A CONVERSATION WITH SPILL TAB

Atwood Magazine: Claire, for those just discovering spill tab today through this feature, what do you want them to know about you, your world, and the music you’re making right now?
spill tab: I’d love for people to be able to pull a sense of playfulness and experimental energy from the most recent project, because the squad and I had so much making all these songs and tinkering with them and bringing them home. But I think of course the dream is for people to really listen to the lyrics, and to know that every line was an honest take, I really pushed myself to write the most truthful version of all these stories. I wanted to make something void of filler language, and also something texturally interesting.
What’s the story behind “Paranoia”? What moment or feeling pushed this song out of you all at once?
spill tab: So classic, but any kind of breakup will reaaaallllyy do it.
You’ve said the song was everything that “had accumulated on your chest.” What were those things for you, and how did writing this track help you move through them?
spill tab: To be honest, the lyrics say it best!
Micah Jasper’s bass chords have such a soft, blurred emotional pull that ends up defining so much of the aura around this track. What did they unlock for you lyrically, and what were you chasing sonically as the song came together?
spill tab: I often have a tendency to want to overcomplicate things, I don’t want to get bored or tired of a loop of music, and so sometimes I overthink where the beginning of a song should go, or how complex the progressions should be, and sometime it does pay off but I think in this instance Micah played such beautiful chords on bass that already sounded so dialed, and I just knew that it didn’t need all the tweaking and expanding. It helped me get right in there and start writing. I wanted something nostalgic and dreamy but also honest and quite raw.

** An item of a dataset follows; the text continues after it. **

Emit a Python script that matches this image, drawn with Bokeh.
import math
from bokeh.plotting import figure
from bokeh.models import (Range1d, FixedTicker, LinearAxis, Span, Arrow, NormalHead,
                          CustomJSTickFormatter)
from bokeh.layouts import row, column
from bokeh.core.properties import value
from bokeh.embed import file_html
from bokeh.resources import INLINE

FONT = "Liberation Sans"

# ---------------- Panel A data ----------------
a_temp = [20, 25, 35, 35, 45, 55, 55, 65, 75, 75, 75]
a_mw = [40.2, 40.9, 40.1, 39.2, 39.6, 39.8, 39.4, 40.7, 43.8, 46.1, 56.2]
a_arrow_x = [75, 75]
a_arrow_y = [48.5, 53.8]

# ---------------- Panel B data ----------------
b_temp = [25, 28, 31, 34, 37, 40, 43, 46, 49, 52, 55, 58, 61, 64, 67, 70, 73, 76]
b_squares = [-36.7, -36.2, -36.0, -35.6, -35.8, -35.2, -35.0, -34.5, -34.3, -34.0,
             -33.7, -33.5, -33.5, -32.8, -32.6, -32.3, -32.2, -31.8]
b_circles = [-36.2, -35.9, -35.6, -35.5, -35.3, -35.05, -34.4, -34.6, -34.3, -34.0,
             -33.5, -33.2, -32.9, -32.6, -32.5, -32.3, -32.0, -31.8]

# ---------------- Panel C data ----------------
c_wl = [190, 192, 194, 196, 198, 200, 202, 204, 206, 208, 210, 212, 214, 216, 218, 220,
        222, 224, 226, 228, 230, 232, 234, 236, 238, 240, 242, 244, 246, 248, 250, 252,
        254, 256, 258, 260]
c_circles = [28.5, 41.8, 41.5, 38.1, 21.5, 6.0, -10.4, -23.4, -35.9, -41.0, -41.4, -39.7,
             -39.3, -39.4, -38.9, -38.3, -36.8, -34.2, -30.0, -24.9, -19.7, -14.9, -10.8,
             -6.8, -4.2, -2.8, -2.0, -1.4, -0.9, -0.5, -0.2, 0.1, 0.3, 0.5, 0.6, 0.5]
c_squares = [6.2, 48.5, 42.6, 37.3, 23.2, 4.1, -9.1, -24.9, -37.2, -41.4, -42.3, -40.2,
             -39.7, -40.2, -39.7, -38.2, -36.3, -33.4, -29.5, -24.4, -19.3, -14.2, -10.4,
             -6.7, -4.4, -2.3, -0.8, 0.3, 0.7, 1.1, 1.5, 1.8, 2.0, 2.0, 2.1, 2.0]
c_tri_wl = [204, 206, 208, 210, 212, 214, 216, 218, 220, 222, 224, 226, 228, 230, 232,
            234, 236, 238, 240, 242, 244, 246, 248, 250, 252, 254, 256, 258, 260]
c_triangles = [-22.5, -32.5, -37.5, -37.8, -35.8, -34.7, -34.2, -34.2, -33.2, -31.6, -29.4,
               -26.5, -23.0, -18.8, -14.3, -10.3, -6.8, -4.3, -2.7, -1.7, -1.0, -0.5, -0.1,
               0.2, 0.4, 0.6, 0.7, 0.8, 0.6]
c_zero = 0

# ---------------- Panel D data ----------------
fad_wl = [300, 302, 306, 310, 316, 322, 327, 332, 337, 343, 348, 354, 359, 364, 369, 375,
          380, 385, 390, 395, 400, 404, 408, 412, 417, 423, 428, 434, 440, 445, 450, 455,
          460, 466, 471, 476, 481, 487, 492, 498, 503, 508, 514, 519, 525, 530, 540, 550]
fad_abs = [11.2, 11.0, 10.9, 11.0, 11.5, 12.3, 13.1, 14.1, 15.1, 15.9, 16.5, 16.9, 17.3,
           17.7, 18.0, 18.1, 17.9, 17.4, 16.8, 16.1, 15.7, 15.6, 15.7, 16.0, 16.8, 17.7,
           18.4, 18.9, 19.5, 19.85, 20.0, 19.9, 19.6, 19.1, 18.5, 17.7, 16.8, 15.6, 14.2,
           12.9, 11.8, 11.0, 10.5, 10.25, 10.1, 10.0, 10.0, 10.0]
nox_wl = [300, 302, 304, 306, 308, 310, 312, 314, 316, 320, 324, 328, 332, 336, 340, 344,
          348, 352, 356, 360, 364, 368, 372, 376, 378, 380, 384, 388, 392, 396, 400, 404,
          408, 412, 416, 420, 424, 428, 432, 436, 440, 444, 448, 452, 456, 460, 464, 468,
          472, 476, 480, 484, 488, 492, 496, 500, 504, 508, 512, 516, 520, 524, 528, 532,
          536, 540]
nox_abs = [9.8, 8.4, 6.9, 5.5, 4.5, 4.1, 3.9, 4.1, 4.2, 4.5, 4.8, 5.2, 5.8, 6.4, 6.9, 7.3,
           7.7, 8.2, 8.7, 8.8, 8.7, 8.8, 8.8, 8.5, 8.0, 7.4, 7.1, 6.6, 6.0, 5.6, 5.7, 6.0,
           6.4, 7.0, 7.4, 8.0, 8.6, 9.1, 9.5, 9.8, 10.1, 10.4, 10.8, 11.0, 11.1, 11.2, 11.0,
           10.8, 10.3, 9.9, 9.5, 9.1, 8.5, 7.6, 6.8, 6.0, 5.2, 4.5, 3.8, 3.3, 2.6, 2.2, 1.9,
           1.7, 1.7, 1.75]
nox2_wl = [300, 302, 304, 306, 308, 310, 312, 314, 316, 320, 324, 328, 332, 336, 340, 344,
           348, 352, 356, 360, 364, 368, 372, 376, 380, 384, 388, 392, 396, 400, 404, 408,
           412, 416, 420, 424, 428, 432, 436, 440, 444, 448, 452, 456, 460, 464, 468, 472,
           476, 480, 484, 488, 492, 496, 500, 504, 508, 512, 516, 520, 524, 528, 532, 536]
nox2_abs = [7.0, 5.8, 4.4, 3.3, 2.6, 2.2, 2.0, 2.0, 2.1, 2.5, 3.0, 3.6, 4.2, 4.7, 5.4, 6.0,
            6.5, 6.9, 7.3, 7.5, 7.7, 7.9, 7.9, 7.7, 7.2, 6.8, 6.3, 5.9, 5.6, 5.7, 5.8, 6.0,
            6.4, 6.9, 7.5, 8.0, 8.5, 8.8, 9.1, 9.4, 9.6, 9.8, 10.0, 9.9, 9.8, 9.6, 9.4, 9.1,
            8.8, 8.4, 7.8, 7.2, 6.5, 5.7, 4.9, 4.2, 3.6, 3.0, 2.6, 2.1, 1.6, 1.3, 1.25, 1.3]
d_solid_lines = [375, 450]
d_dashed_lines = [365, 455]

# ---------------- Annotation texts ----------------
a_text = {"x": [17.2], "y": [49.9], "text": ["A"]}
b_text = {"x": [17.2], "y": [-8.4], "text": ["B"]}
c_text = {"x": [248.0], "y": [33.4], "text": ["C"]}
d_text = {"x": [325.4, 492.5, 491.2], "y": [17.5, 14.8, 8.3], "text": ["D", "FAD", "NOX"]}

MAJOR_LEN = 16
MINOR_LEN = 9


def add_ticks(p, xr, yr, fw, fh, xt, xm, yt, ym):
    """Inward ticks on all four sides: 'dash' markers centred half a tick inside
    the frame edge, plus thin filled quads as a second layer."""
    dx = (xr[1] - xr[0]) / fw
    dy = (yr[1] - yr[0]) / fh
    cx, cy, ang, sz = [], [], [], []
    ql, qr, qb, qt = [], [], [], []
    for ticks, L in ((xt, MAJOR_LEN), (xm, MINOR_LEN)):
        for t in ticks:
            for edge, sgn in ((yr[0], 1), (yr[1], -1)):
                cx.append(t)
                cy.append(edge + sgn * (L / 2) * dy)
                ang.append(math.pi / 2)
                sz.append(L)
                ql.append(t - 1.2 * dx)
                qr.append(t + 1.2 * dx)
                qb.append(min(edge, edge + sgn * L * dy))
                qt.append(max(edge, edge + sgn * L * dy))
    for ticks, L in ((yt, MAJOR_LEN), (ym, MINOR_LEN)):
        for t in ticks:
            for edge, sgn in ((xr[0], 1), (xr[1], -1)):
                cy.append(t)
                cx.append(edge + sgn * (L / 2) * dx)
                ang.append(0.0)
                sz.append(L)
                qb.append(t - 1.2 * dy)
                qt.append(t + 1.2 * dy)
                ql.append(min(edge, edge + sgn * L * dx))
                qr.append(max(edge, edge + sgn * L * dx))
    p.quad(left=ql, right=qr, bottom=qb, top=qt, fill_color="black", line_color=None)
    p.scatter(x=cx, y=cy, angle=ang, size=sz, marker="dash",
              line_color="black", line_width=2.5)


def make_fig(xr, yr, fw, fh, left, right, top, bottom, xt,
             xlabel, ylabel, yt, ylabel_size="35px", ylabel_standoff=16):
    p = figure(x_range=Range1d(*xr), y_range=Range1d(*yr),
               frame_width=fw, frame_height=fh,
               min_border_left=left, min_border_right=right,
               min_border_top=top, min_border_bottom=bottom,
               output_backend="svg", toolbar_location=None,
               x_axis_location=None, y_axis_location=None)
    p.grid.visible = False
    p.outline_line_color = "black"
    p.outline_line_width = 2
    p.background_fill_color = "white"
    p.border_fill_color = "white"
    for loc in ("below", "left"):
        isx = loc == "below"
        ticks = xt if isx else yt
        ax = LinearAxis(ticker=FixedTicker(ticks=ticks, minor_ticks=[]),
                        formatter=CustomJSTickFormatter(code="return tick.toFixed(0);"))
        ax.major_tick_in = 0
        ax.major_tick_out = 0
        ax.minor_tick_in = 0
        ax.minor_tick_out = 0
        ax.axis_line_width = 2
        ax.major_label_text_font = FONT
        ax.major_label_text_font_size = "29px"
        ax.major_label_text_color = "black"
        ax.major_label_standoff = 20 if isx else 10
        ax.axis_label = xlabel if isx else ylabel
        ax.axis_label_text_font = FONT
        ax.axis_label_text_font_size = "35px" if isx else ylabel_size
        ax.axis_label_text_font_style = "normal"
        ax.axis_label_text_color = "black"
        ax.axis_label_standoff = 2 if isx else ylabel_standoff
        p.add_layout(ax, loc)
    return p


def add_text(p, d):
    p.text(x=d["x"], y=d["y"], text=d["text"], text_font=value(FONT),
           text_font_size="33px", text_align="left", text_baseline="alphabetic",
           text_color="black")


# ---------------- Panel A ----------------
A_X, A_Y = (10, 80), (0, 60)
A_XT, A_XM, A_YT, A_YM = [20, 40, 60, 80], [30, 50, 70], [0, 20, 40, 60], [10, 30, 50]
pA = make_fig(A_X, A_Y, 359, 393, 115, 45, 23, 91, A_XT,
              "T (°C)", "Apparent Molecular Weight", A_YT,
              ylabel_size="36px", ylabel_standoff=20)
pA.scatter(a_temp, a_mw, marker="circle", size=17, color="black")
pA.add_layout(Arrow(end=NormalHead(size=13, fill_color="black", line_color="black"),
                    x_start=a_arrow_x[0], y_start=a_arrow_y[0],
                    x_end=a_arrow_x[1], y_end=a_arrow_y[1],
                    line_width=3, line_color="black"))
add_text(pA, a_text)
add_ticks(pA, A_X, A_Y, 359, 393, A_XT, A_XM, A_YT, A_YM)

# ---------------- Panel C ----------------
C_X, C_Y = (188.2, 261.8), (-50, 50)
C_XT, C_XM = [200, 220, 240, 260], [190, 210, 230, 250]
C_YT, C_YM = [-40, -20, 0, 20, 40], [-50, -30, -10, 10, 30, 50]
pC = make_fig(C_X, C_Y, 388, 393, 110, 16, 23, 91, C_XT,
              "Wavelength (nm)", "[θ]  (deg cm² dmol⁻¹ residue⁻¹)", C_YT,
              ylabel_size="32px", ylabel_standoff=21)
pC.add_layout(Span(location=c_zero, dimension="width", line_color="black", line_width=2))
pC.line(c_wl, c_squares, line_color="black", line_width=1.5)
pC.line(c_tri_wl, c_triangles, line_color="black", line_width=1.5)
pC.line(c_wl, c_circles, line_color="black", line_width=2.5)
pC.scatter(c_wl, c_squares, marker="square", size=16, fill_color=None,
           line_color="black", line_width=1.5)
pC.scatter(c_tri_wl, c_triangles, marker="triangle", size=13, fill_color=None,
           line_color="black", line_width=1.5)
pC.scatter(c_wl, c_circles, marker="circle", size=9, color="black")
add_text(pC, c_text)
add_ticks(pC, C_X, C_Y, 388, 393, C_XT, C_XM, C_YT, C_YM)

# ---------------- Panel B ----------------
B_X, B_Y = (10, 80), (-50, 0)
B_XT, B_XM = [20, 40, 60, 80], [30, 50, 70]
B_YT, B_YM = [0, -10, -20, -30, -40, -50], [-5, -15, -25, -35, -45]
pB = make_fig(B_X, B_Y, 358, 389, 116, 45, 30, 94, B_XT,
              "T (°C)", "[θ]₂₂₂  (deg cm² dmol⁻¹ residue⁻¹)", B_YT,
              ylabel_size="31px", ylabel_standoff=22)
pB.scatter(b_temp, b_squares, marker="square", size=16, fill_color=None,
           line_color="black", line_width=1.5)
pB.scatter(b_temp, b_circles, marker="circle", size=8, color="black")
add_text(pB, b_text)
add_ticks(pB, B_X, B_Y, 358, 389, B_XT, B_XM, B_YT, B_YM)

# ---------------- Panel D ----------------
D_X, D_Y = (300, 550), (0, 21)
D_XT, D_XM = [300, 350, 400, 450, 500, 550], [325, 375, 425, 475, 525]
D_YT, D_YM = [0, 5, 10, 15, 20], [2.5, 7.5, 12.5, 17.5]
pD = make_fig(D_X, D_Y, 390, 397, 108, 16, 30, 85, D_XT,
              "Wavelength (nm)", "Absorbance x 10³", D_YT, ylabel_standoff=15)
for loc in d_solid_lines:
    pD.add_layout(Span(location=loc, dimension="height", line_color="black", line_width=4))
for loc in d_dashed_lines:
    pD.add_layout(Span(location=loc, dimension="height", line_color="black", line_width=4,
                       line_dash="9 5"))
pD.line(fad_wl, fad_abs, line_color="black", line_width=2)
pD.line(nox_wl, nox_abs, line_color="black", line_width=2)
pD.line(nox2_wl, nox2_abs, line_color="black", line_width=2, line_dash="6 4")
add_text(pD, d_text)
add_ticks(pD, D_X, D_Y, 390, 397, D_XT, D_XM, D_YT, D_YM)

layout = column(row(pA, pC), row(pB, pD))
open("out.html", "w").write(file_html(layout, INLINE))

You originally asked boylife to add harmonies, and instead he wrote an entire verse. What did his presence bring to the song, emotionally or narratively, that wasn’t there before?
spill tab: Ryan is such a one-of-a-kind artist, he’s got such strong vision and executes so intentionally. I really love that he added a sort of roughness to the song, both lyrically and texturally.
When you listen back now, is there a single moment – a lyric, a breath, a shift in the production – that feels like the emotional heart, or the true core, of “Paranoia”?
spill tab: I think that outro reflects a lot of the core anxiety – the deep fear of being too much becoming a reality, realizing someone you love is pulling away maybe… oof!
There’s a real quiet ache running through the song, almost like you’re trying not to disturb the feeling while you’re naming it. Was that intentional?
spill tab: I think the nature of having these sorts of anxieties in a relationship is that saying it out loud to the other person almost feels like a curse, because now you have to come to terms with where those feelings come from and whether or not the person it front of you is the right one to work through everything with.
When you hear yourself singing these lyrics today, do they still feel like the same emotion you wrote them from, or have they shifted as time has passed?
spill tab: I wrote “Paranoia” for the most part all the way through in one go, and so ultimately it really encapsulates that slice of my life in this preserved way. When I sing it, I get to relive this little bubble, and I really love that. Those feelings were so raw and painful at the time, but within all that emotion I felt really alive and in tune with myself.
“Paranoia” opens the door to AngieAngieAngie, the deluxe edition of your debut album. How does this track expand or deepen the world you began building on ANGIE?
spill tab: It expands on a lot of the themes and sonic qualities of the album, I had a lot of fun leaning into some musical influences I hadn’t before, and exploring what a spill tab song can sound like. I’m definitely equal parts excited and nervous to put it out haha.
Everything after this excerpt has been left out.